In Diageo’s giant distribution warehouse in Huntingwood, western Sydney, automation has cut the workforce drastically. The shift to automated cranes has created a speedier supply chain and cost savings for the global liquor manufacturer: the facility now operates in the dark since its robotic workers function just as well without light.
It is a familiar story for manual workers, but now these changes are fast encroaching on the white-collar workforce.
Across the country, leaders pile into information sessions; they espouse the virtues of their forward-thinking, high-tech businesses and their new application of artificial intelligence, wearables or injectables, or they’re busy taking notes, trying to ascertain how far behind the main game they are and whether the impact on their workforce will be 30, 50 or 70 per cent reductions. But beyond that, most of us are just trying to make sense of where this might go and what to do about it.
Some of our largest businesses are facing dark warehouse moments: consulting firms are thinking through staffing reductions of up to 75 per cent in some departments now they have the capability to automate some auditing, processing and document review jobs.
ANZ has signalled ambitious plans that could dramatically shrink its 50,000-strong workforce in coming years, but it is not alone. There are estimates the finance sector as a whole will automate 100,000 roles over the next three years.
Faster, cheaper, higher quality
Research and development consulting firm Faethm estimates the jobs of 46 per cent of employees in Australia will change with automation, and its Future Workforce Index identifies those most vulnerable as: retail, healthcare, education, manufacturing and financial and insurance services.
Michael Priddis, founder and chief executive of Faethm, says it sets up a trend where gross domestic product grows but jobs may not.
Australia should not sleepwalk into this. At a recent discussion with senior human resources directors and CEOs, we discussed how their organisations are tackling the internal human capital, financial and social challenges. Among those taking part were representatives from big four accounting firm KPMG, lawyers Squire Patton Boggs and HR specialist CEB Asia Pacific.

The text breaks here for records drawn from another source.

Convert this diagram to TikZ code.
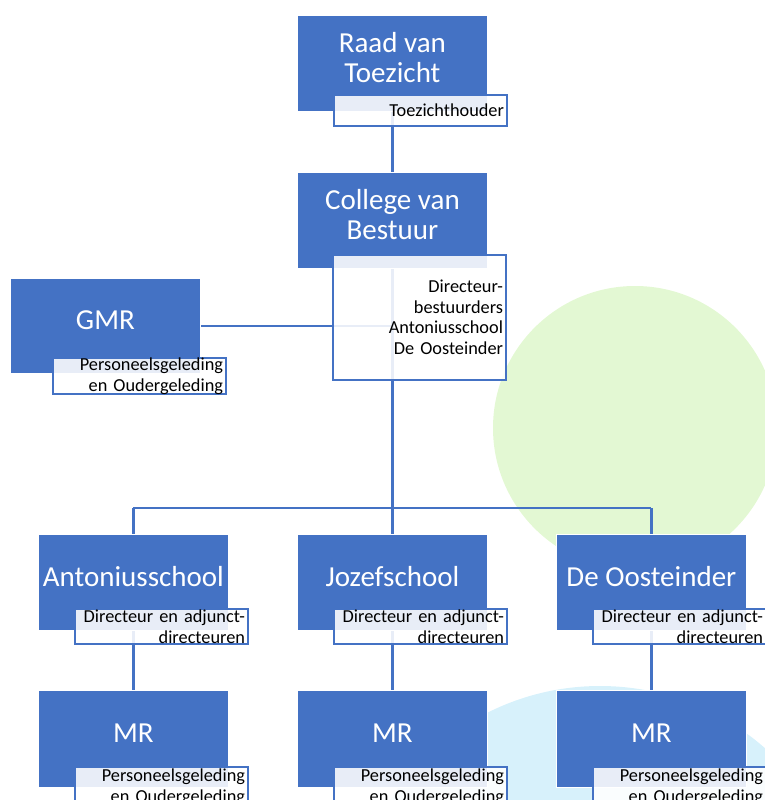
\documentclass[tikz,border=0pt]{standalone}
\usepackage{fontspec}
\setmainfont{Carlito}
\definecolor{obl}{HTML}{4472C4}
\definecolor{greenbg}{HTML}{E3F8D3}
\definecolor{bluebg}{HTML}{D7F1FB}
\pgfdeclarelayer{deco}
\pgfdeclarelayer{links}
\pgfsetlayers{deco,links,main}
\begin{document}
\begin{tikzpicture}[x=1pt,y=-1pt,
  bluebox/.style={draw=white, line width=0.8pt, fill=obl, minimum width=190pt,
    minimum height=96pt, inner sep=0pt, anchor=north west},
  maintext/.style={text=white, font=\fontsize{29}{30.5}\selectfont, align=center, inner sep=0pt},
  subbox/.style={draw=obl, line width=2pt, fill=white, fill opacity=0.88, text opacity=1,
    anchor=north west, minimum width=173pt, text width=167pt, align=right,
    inner xsep=3pt, inner ysep=0pt, font=\fontsize{18.3}{20.5}\selectfont},
  link/.style={draw=obl, line width=2.5pt}]
\useasboundingbox (0,0) rectangle (764,800);
\begin{pgfonlayer}{deco}
  \fill[greenbg] (635,428) circle[radius=142];
  \fill[bluebg] (600,936) circle[radius=250];
\end{pgfonlayer}

% level 1
\node[bluebox] (raad) at (297,15) {};
\node[maintext] (raadT) at ([yshift=6pt]raad.center) {Raad van\\Toezicht};
\node[subbox, minimum height=31pt] (raadS) at (333,94) {Toezichthouder};

% level 2
\node[bluebox] (coll) at (297,172) {};
\node[maintext] (collT) at ([yshift=6pt]coll.center) {College van\\Bestuur};
\node[subbox, minimum height=125pt] (collS) at (332,254) {Directeur-\\bestuurders\\Antoniusschool\\De Oosteinder};

\node[bluebox, minimum height=95pt] (gmr) at (10,278) {};
\node[maintext] (gmrT) at ([yshift=6pt]gmr.center) {GMR};
\node[subbox, minimum height=33pt] (gmrS) at (52,357) {Personeelsgeleding\\en Oudergeleding};

% level 3
\node[bluebox] (anton) at (38,534) {};
\node[maintext] (antonT) at ([yshift=6pt]anton.center) {Antoniusschool};
\node[subbox, minimum height=35pt] (antonS) at (74,608) {Directeur en adjunct-\\directeuren};

\node[bluebox] (jozef) at (297,534) {};
\node[maintext] (jozefT) at ([yshift=6pt]jozef.center) {Jozefschool};
\node[subbox, minimum height=35pt] (jozefS) at (333,608) {Directeur en adjunct-\\directeuren};

\node[bluebox] (oost) at (556,534) {};
\node[maintext] (oostT) at ([yshift=6pt]oost.center) {De Oosteinder};
\node[subbox, minimum height=35pt] (oostS) at (592,608) {Directeur en adjunct-\\directeuren};

% level 4
\node[bluebox, minimum height=97pt] (mrA) at (38,690) {};
\node[maintext] (mrAT) at ([yshift=6pt]mrA.center) {MR};
\node[subbox, minimum height=40pt] (mrAS) at (74,766) {Personeelsgeleding\\en Oudergeleding};

\node[bluebox, minimum height=97pt] (mrJ) at (297,690) {};
\node[maintext] (mrJT) at ([yshift=6pt]mrJ.center) {MR};
\node[subbox, minimum height=40pt] (mrJS) at (333,766) {Personeelsgeleding\\en Oudergeleding};

\node[bluebox, minimum height=97pt] (mrO) at (556,690) {};
\node[maintext] (mrOT) at ([yshift=6pt]mrO.center) {MR};
\node[subbox, minimum height=40pt] (mrOS) at (592,766) {Personeelsgeleding\\en Oudergeleding};

\coordinate (bus) at (0,508);

\begin{pgfonlayer}{links}
  \draw[link] (raad.center) -- (coll.center);
  \draw[link] (gmr.center) -- (coll.center |- gmr.center);
  \draw[link] (coll.center) -- (coll.center |- bus);
  \draw[link] (anton.center |- bus) -- (oost.center |- bus);
  \draw[link] (anton.center |- bus) -- (anton.center);
  \draw[link] (jozef.center |- bus) -- (jozef.center);
  \draw[link] (oost.center |- bus) -- (oost.center);
  \draw[link] (anton.center) -- (mrA.center);
  \draw[link] (jozef.center) -- (mrJ.center);
  \draw[link] (oost.center) -- (mrO.center);
\end{pgfonlayer}
\end{tikzpicture}
\end{document}
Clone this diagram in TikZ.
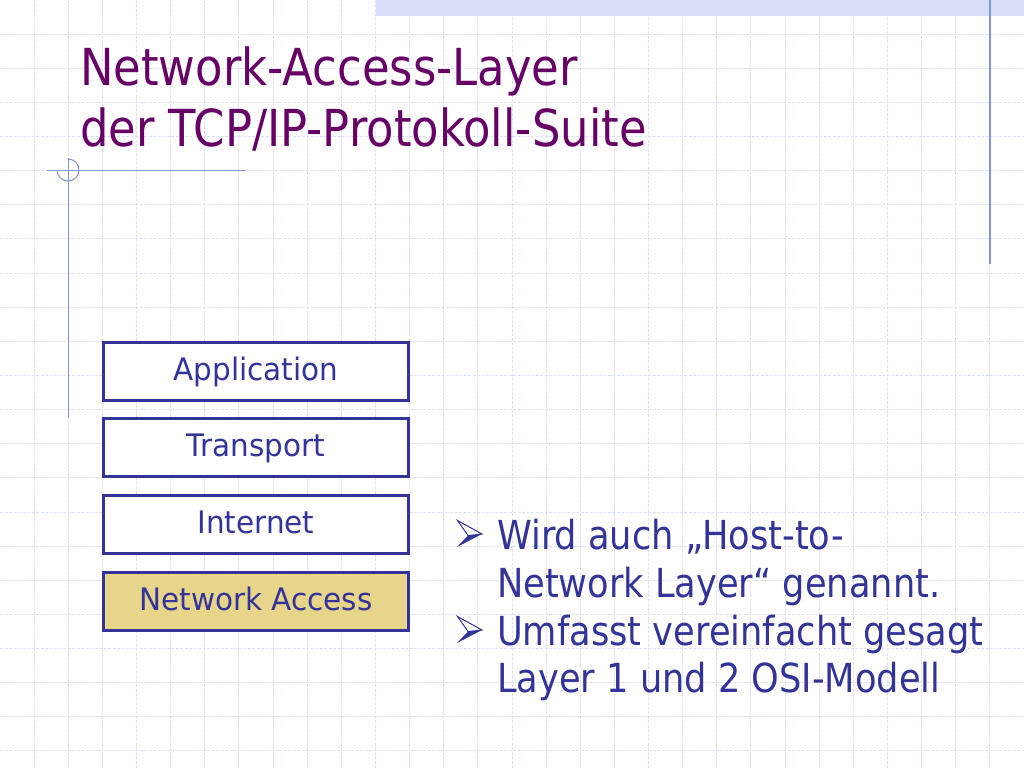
\documentclass[tikz,border=0pt]{standalone}
\usepackage{fontspec}
\setmainfont{DejaVu Sans}[FakeStretch=0.88]
\newfontfamily\boxfont{DejaVu Sans}[FakeStretch=0.95]
\definecolor{gridblue}{RGB}{220,226,246}
\definecolor{bandblue}{RGB}{214,223,246}
\definecolor{decoblue}{RGB}{130,148,222}
\definecolor{titlepurple}{RGB}{102,0,102}
\definecolor{textblue}{RGB}{51,51,153}
\definecolor{sandfill}{RGB}{231,213,137}
\begin{document}
\begin{tikzpicture}[x=1pt,y=-1pt,
  gridline/.style={draw=gridblue,line width=1pt,dash pattern=on 3pt off 1.5pt},
  deco/.style={draw=decoblue,line width=1pt},
  titletext/.style={text=titlepurple,font=\fontsize{51}{61}\selectfont,inner sep=0pt,anchor=base west},
  layerbox/.style={draw=textblue,line width=3pt,fill=white,minimum width=305.5pt,minimum height=58pt,
     text=textblue,font=\boxfont\fontsize{31}{36}\selectfont,text height=22pt,text depth=4pt,inner sep=0pt},
  bullettext/.style={text=textblue,font=\fontsize{40}{48}\selectfont,inner sep=0pt,anchor=base west},
  bulletarrow/.pic={
     \fill[textblue] (0,27) -- (25,14) -- (11,15.5) -- cycle;
     \draw[textblue,line width=1pt,line join=miter,fill=white] (0.5,0.5) -- (25,14) -- (11,15.5) -- cycle;
  }]
\useasboundingbox (0,0) rectangle (1024,768);
\fill[white] (0,0) rectangle (1024,768);
% grid
\foreach \i in {1,...,29} \draw[gridline] (\i*34.133,0) -- (\i*34.133,768);
\foreach \j in {1,...,22} \draw[gridline] (0,\j*34.133) -- (1024,\j*34.133);
% top band
\fill[bandblue] (376,0) rectangle (1024,16);
% right vertical line
\draw[deco,line width=2pt] (990,0) -- (990,264);
% left decoration
\draw[deco] (47,170) -- (246,170);
\draw[deco] (68,158) -- (68,418);
\draw[deco] (68,159) arc[start angle=-90,end angle=180,x radius=11pt,y radius=-11pt];
% title
\node[titletext] (t1) at (80,85) {Network-Access-Layer};
\node[titletext] (t2) at (80,146) {der TCP/IP-Protokoll-Suite};
% layers
\node[layerbox] (app) at (256,371) {Application};
\node[layerbox] (trn) at (256,447.5) {Transport};
\node[layerbox] (inet) at (256,524.5) {Internet};
\node[layerbox,fill=sandfill] (net) at (256,601.5) {Network Access};
% bullets
\pic at (457,520) {bulletarrow};
\pic at (457,616) {bulletarrow};
\node[bullettext] (l1) at (497,549) {Wird auch „Host-to-};
\node[bullettext] (l2) at (497,597) {Network Layer“ genannt.};
\node[bullettext] (l3) at (497,645) {Umfasst vereinfacht gesagt};
\node[bullettext] (l4) at (497,692) {Layer 1 und 2 OSI-Modell};
\end{tikzpicture}
\end{document}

Every company there was already deep into trials to compare the efficiency, cost and knock-on effects of automating various roles.
One large law firm is now using predictive coding to speed up the discovery of documents, a job traditionally done by graduates and paralegals. The process reduces time and cost for the client and identifies relevant documents more quickly.
The dilemma for the law firm: without simple jobs for trainees, how do you build careers?
A large consulting firm experimented with cognitive software to perform audit functions. The results were faster, cheaper and of higher quality. An unexpected benefit was higher staff engagement. Like many companies, its changing business model requires new roles: it is now hiring for coding skills.
Data matters
We need good data on the likely impact of automation on organisations. Most of the data on jobs is “dark”, it resides within company databases. A starting point would be the reduction of jobs, followed closely by the impact on the design of jobs. These two numbers determine the skills and quantum we need for our future workforce.
While most companies are racing to beat the competition by reducing their workforces (and associated costs), some leaders are thinking about the world they want to live in.
KPMG’s national managing partner of people, performance and culture, Susan Ferrier, says: “Companies need to invest in new skills and new ways of working so that we meet the challenge of our future workplaces.
“Now more than ever before, we need to make longer-term commitments to upskill everyone to be ready for the future.”
KPMG is already investing in the development of coding and analytics skills in functions that previously were untouched.
Christy Forest, CEB Gartner’s Asia-Pacific managing director, puts it best: “No single CEO or organisation can solve this individually. The only way to manage the impact of AI is collaboratively, across businesses, across industries and across the whole economy... this is not the time for competition.”
So, to ensure we bridge the AI Nirvana versus AI Armageddon extremes, we suggest some actions we can all take: open employment data (stripped of brand, as we do for WGEA analysis) on aggregate numbers, hours, geography and skills required, for the whole economy; allow people personal responsibility; ensure companies operate to a social licence; and use all three to create a much more mature bipartisan public debate.
It is a big future, but it is ours to decide how we want it to work.
Rhonda Brighton-Hall is co-founder and chief executive of Mwah. Narelle Hooper is an author, director and editor of Company Director.